La terraza del Washington. (Mirando a la Gran Vía. Madrid)
Hay calles por el mundo que con solo mencionar su nombre evocan esencias que nos hacen destilar nostalgias, sueños y deseos cumplidos o prendidos en el etéreo nirvana de lo imaginado.
No vamos a citar ninguna arteria palpitante de París, Londres o Nueva York. Tampoco una recoleta plazuela de la Venecia recóndita o una recién remodelada avenida postcomunista tras el telón del Este.
Pongamos, como dirían Sabina o Antonio Flores, que hablamos de Madrid. Y si en nuestra capital hemos de señalar una calle en el plano, nuestro lápiz se desliza invariable y sin remedio hasta la Gran Vía que ahora se apunta un siglo.
Cuando el rumor de un nuevo musical o el crujido de las tablas de un teatro nos llaman, la Gran Vía se transforma en hogar.
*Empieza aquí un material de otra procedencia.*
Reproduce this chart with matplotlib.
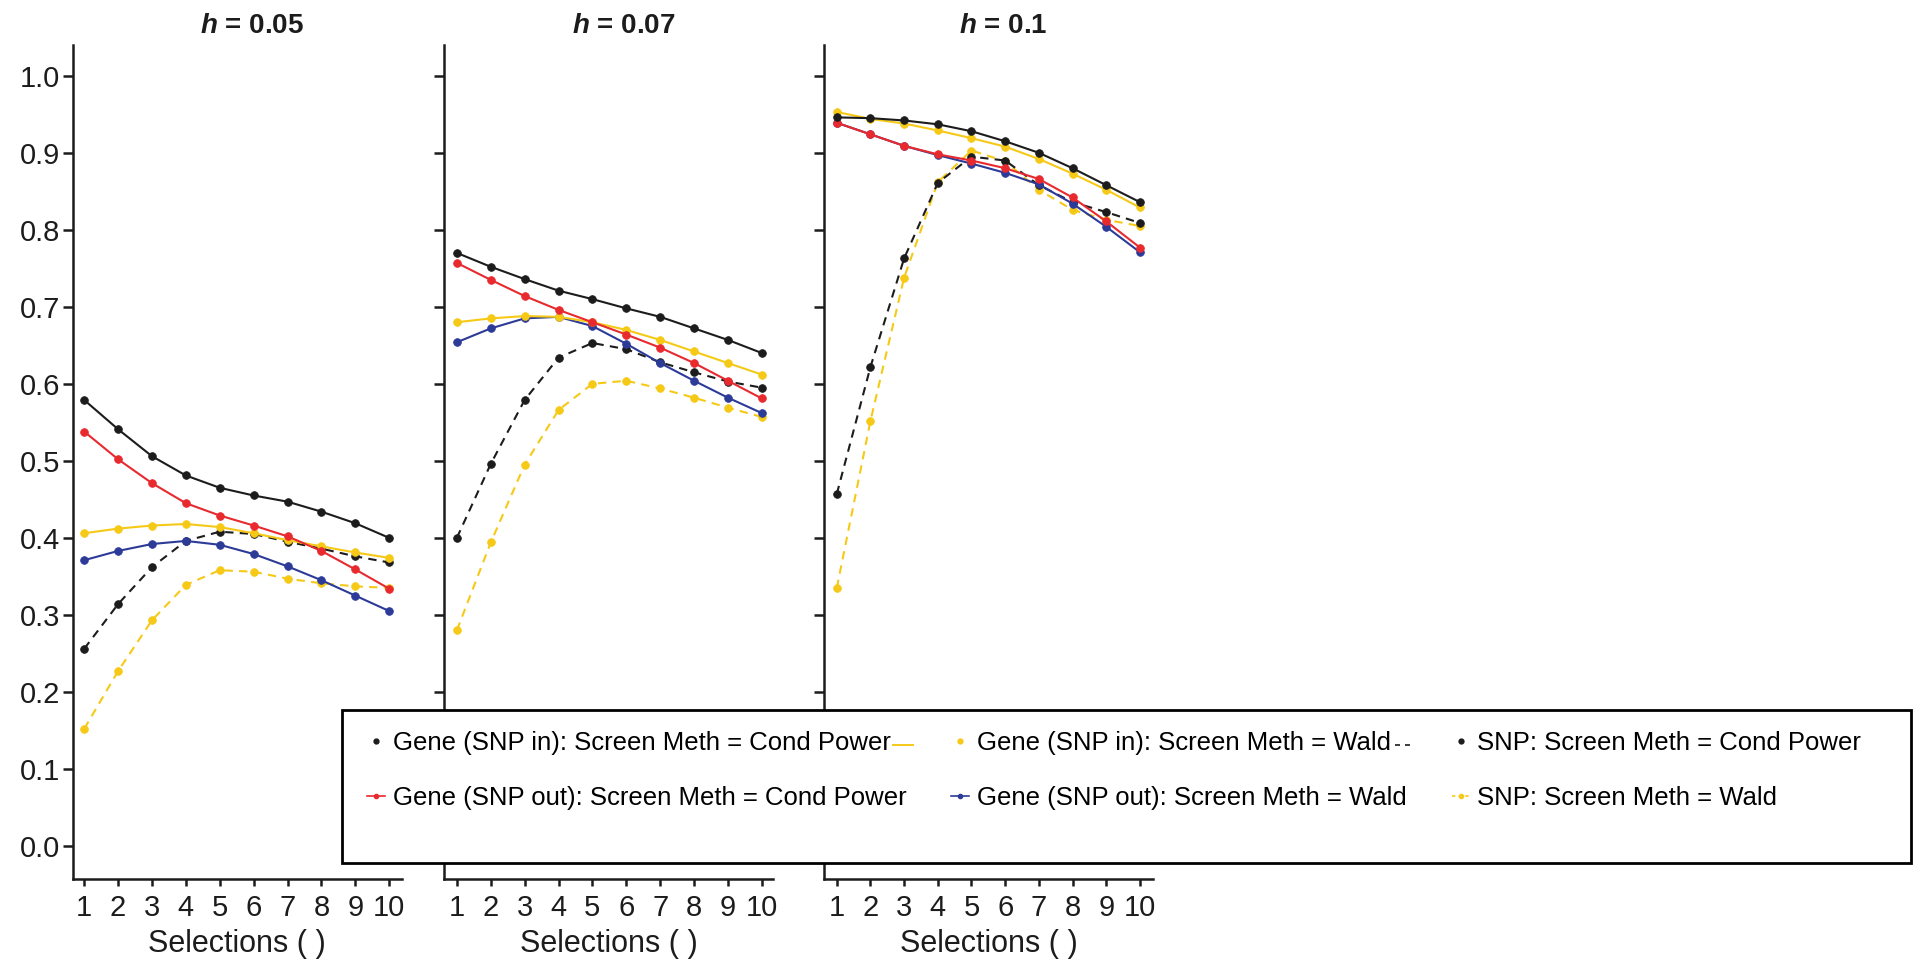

Y tras pasar la representación vuelve a recibirnos una y otra vez como la gran “mamma” que sabe dar a cada uno de sus retoños lo que necesita.
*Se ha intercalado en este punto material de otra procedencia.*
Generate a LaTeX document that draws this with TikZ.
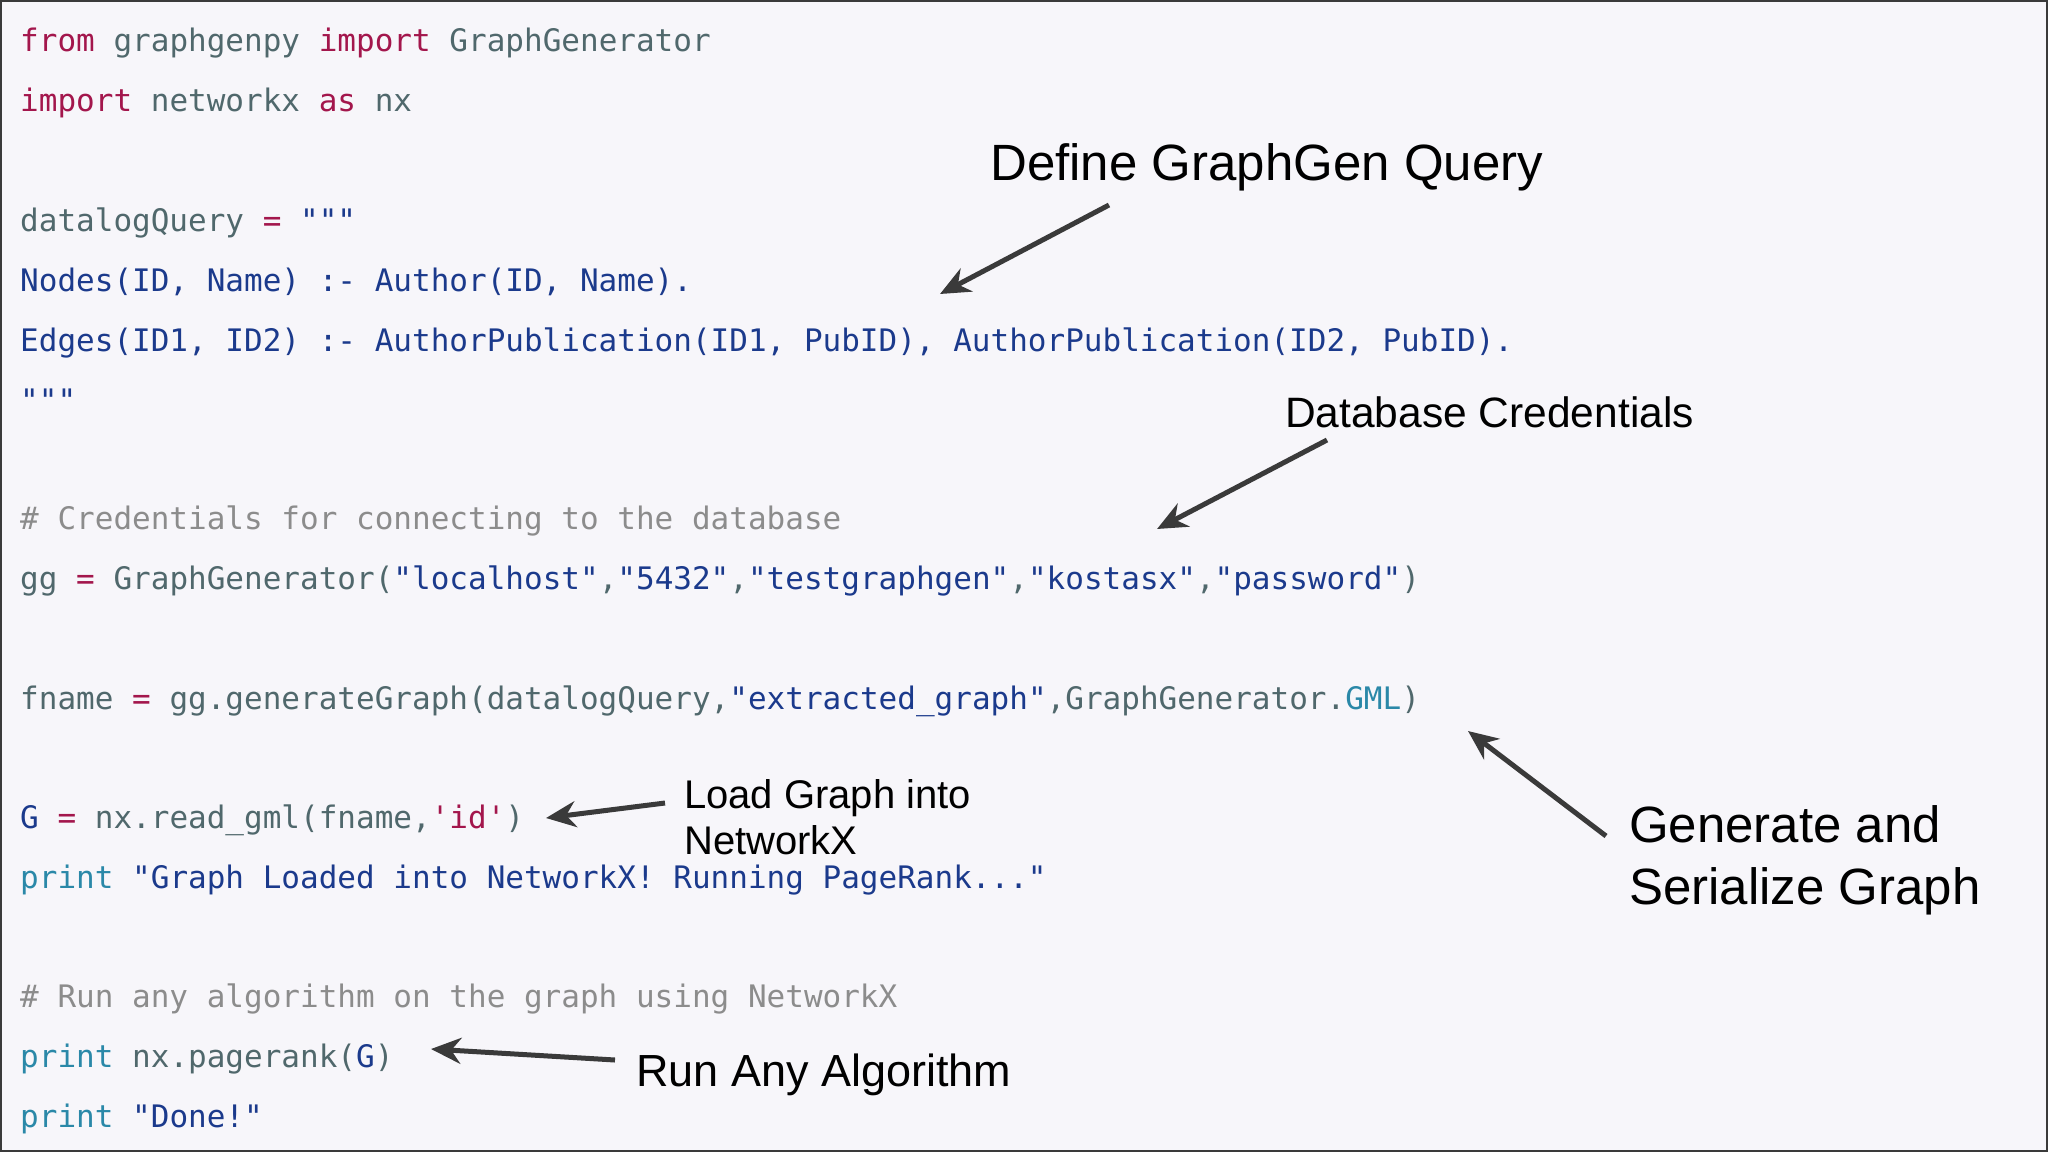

La Gran Vía es un escenario, un centro de acogida, un hotel de relumbrón, un museo de jamones, un cóctel de Chicote, un monólogo que susurra el loro en su chocita, un paseo de enamorados, una cita turística, un catálogo de arquitectos, el escaparate low cost de las multinacionales del vestido y el lugar donde se da cita la historia.
Hoy quiero compartir con las aves que picotean frente a Don Quijote, con los viandantes que hormiguean bajo mis ojos, un pequeño escondrijo desde el que disfruto viendo amanecer sobre la cercana Almudena. Es la terraza del Washington. Un hotel menudo y recoleto, ajeno a los lujos y a los retruécanos del fasto pero que atesora en uno de sus pisos superiores una habitación, cuyo número no mencionaré, pero que dispone de una terraza inmensa y despejada desde la que la Gran Vía se despereza cada mañana, vive bajo el sol amamantada por el mediodía y se duerme después al arrullo de la luna juguetona que la ilumina con el amor de hermana mayor que vela y sustenta su devenir.
La terraza del Washington es mi refugio cuando Madrid se agita. Es la cumbre desde la que el mundo está a tus pies y puedes imaginar que gira solo para ti. Hay algo en ese hotel, en esa habitación, en la sonrisa de la recepcionista, en la amabilidad del personal, en el cielo que se recorta sobre ella, que hace que celebrar el centenario de la Gran Vía sea lo más parecido a soplar la tarta de cumpleaños en familia.
Cien años es mucho tiempo. Muchas historias han ido configurando la Gran Vía en esos días pasados. Alguien podría contarlas. Muchas de ellas, quizá, desde la atalaya del Washington. Desde “mi” terraza.